Potenza di un tamburello

13 Ott 2021 | Vita

Dal 5 all’8 ottobre, sette artisti della band internazionale Gen Rosso hanno visitato i profughi ospiti del centro di accoglienza per famiglie di Borići, in Bosnia-Erzegovina: la loro esperienza con i migranti che tentano la rotta balcanica.

 

Hanno raggiunto la città di Bihać, in Bosnia Erzegovina, nella parte nord-occidentale del paese. Lì, le temperature sono già quelle dell’inverno nostrale. Il confine con la Croazia e, quindi, con l’Unione Europea, mèta dei migranti che scelgono la rotta balcanica, dista solo una quindicina di chilometri. È in quella città che sette artisti della band internazionale Gen Rosso sono stati ammessi nel centro di accoglienza temporanea di Borići, gestito dall’Organizzazione Internazionale per le Migrazioni, che fornisce alloggi, servizi essenziali e di base per i richiedenti asilo e i migranti vulnerabili che tentano di superare il confine croato.
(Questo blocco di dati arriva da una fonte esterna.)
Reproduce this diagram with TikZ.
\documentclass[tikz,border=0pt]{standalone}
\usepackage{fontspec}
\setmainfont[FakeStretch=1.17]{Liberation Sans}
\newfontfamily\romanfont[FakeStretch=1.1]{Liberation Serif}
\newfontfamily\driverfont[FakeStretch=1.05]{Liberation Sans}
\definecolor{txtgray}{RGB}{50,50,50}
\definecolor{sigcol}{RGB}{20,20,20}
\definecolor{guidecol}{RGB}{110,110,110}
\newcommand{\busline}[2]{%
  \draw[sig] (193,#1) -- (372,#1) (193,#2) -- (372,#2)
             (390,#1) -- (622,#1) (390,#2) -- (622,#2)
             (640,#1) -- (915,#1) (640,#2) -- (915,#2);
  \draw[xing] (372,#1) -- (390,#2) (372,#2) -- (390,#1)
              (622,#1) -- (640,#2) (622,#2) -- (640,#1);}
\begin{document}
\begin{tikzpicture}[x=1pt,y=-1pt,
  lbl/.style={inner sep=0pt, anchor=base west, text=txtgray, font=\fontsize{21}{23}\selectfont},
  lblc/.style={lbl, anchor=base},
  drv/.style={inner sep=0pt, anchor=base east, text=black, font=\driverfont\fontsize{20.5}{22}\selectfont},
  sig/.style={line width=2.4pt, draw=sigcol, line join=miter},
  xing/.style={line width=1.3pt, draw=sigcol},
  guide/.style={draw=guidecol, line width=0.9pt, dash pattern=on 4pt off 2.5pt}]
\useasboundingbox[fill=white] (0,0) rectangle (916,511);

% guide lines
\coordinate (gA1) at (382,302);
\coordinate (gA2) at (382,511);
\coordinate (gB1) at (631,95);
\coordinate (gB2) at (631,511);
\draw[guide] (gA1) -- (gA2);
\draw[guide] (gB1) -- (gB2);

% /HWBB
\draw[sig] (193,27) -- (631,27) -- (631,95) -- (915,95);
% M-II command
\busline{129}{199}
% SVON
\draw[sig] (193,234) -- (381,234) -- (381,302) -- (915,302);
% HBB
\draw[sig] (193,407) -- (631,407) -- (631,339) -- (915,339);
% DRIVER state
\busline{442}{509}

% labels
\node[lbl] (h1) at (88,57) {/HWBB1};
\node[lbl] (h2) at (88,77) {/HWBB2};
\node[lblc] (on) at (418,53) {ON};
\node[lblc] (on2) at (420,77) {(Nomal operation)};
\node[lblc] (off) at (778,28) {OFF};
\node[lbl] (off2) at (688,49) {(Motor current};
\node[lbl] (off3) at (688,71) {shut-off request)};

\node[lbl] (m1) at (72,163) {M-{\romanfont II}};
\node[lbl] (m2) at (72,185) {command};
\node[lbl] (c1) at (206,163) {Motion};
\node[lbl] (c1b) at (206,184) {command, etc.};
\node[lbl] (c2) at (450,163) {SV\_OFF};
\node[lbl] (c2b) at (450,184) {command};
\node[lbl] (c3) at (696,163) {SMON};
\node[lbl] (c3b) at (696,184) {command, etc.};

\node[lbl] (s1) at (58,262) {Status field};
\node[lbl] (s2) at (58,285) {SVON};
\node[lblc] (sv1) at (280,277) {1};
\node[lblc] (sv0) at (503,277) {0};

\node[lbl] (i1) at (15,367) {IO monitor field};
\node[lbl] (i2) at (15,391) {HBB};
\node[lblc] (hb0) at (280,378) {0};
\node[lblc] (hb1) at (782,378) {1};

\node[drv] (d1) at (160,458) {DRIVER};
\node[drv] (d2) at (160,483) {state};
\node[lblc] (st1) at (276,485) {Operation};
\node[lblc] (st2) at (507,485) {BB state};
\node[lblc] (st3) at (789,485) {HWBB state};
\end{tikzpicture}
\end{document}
Nel centro di accoglienza di Borići vivono esclusivamente famiglie con minori e altre persone fragili. Vengono dall’Iran, dal Marocco, dall’Afghanistan. Raccontano Ygor e Michele del Gen Rosso: «Appena arrivati, mentre aspettavamo di entrare, si sono avvicinati alcuni bambini. I loro occhi brillavano di curiosità. Allora, abbiamo cominciato a suonare un tamburello. Si è avvicinata una mamma, poi un papà. Ci hanno chiesto: di dove siete? Tutto è cominciato così, con semplicità…».

L’avventura del Gen Rosso risale alla settimana scorsa. È nata dal desiderio e dalla volontà di essere vicini agli ultimi, ai dimenticati. «Non è una cosa nuova per noi portare la nostra arte nelle periferie del mondo. – spiegano i due musicisti – Quando siamo venuti a conoscenza di quello che si vive a Bihać, abbiamo sentito che dovevamo rispondere a questo grido di abbandono, dando speranza, prestando la nostra voce per dire: Europa, facciamo qualcosa per i nostri fratelli e le nostre sorelle!». 

Così, sono partiti in sette, con il proposito di entrare in quella realtà in punta dei piedi, di portare un po’ di amore ai rifugiati e ai volontari che lavorano nel campo. «Pensavamo di strutturare i laboratori come facciamo di solito, distribuendosi in gruppi. Ma lì abbiamo capito  che non bisognava dividersi ma stare insieme tutto il tempo, e così è stato» spiega Ygor. 

Inaspettatamente, la distanza si è azzerata e la sala, non un teatro ma il refettorio del centro, si è trasformata in territorio ospitale, luogo di scambio, di dialogo improvvisato attraverso l’arte. Racconta Michele: «Prima, abbiamo cantato e ballato noi, poi loro ci hanno offerto una danza dell’Iran. Noi abbiamo proposto una nostra canzone, e loro un pezzo afgano. Sembrava di stare ad una di quelle feste di compleanno in famiglia dove ognuno contribuisce con quello che sa fare». Così, hanno trascorso due intere mattinate e i laboratori sono stati anche l’occasione per accogliere confidenze. «Una donna, Mariam, dell’Iran, ci ha ringraziato – ricorda Michele – le brillavano gli occhi, “È stato bellissimo”, ci ha detto, “noi siamo stanchi, molto stanchi di vivere in queste condizioni, ma oggi, con voi, siamo stati davvero felici”. La musica ha questo potere, di unire i cuori e le persone, i popoli».

Da parte loro, i sette artisti del Gen Rosso sono rimasti colpiti anche dalla capacità di fiducia di questa gente: «Da subito, le mamme ci hanno messo in braccio i loro bambini… Noi abbiamo preso il gesto come a dire: “ci fidiamo di voi”. È stata un’esperienza forte!».

I laboratori del Gen Rosso con le famiglie di profughi sono stati possibili grazie alla collaborazione nata con il Jesuit Refugee Service (Servizio dei Gesuiti per i rifugiati) che, accanto ad organizzazioni non governative, lavora dentro il centro di Borići.

Ora, la speranza è che l’esperienza si possa ripetere presto: «Speriamo di poter tornare agli inizi di novembre, sempre con un piccolo gruppo di noi, magari visitando anche un altro centro, quello che a Bihać ospita i ragazzi e gli uomini soli. Il sogno sarebbe poter realizzare insieme a loro un concerto che possa portare all’attenzione di tanti e, soprattutto, delle istituzioni europee il dramma vissuto da queste persone».